#### [DATASET EXTRACT]

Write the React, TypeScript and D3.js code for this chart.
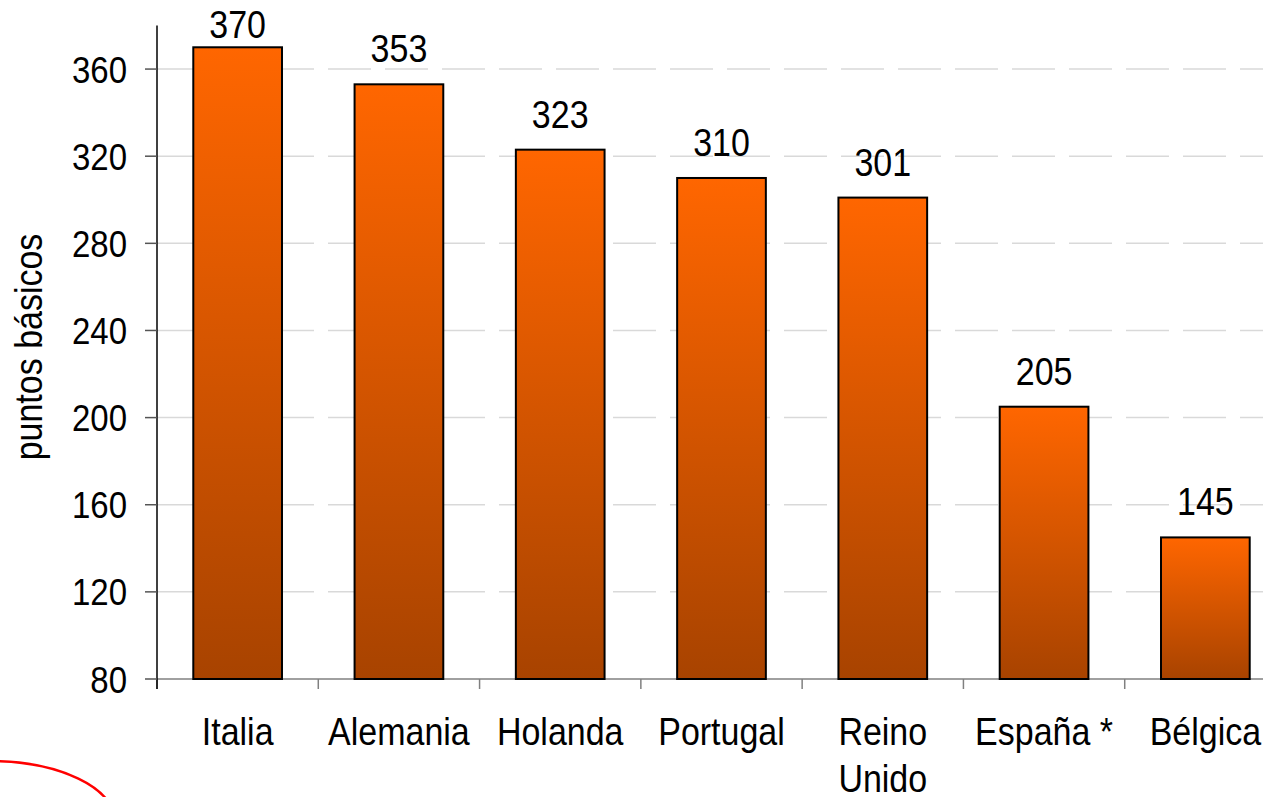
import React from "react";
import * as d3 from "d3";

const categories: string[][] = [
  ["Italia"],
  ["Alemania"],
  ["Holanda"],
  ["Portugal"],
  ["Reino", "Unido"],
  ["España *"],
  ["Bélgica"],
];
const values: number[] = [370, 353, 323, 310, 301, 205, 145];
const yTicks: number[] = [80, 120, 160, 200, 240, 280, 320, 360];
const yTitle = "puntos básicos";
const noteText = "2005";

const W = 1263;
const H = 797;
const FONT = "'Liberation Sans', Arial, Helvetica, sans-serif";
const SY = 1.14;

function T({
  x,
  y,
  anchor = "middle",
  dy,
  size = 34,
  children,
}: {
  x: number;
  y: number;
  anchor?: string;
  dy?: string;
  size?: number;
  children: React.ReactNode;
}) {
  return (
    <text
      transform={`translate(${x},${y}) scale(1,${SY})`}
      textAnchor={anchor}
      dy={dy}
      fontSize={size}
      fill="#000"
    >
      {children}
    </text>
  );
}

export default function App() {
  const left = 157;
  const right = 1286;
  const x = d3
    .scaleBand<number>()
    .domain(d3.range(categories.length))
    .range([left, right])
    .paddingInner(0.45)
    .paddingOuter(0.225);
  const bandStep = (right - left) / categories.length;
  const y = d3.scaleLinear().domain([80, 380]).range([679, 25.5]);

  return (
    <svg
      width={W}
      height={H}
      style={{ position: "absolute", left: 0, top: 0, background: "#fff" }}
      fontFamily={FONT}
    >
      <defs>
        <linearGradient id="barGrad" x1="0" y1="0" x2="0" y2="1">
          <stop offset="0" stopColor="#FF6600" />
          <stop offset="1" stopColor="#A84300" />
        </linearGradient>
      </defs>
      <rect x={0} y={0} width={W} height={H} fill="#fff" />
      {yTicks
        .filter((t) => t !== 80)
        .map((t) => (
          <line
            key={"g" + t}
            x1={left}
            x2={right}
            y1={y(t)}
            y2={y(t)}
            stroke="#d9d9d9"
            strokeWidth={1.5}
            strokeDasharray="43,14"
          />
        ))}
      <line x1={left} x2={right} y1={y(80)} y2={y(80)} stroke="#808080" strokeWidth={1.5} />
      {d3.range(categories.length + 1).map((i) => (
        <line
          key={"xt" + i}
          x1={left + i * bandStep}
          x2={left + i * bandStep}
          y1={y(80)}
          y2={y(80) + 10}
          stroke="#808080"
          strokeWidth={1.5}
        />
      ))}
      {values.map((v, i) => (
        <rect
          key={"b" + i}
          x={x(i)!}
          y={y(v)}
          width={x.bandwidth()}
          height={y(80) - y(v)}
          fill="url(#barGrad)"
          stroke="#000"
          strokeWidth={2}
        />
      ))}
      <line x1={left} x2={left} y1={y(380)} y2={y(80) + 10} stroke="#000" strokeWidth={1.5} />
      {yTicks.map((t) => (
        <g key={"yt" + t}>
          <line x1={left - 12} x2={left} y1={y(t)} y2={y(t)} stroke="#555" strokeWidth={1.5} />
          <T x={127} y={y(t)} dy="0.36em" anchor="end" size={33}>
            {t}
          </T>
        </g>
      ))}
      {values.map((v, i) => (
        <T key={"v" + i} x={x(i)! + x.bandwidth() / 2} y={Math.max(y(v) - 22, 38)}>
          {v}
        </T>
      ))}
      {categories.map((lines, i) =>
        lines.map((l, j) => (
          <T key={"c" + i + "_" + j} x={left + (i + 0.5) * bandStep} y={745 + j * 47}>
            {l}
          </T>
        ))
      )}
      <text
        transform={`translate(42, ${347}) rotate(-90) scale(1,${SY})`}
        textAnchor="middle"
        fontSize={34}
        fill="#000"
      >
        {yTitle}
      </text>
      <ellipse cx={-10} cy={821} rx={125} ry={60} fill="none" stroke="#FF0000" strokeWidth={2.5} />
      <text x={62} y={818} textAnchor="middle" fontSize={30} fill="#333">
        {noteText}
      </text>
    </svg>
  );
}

#### [TASK OBJECTIVE]
Give again, word for word, every line from the top of the data through the line with "const SY = 1.14;", both ends included, and exclude the pictures.

#### [SOLUTION TO THIS EXERCISE]
Write the React, TypeScript and D3.js code for this chart.
import React from "react";
import * as d3 from "d3";

const categories: string[][] = [
  ["Italia"],
  ["Alemania"],
  ["Holanda"],
  ["Portugal"],
  ["Reino", "Unido"],
  ["España *"],
  ["Bélgica"],
];
const values: number[] = [370, 353, 323, 310, 301, 205, 145];
const yTicks: number[] = [80, 120, 160, 200, 240, 280, 320, 360];
const yTitle = "puntos básicos";
const noteText = "2005";

const W = 1263;
const H = 797;
const FONT = "'Liberation Sans', Arial, Helvetica, sans-serif";
const SY = 1.14;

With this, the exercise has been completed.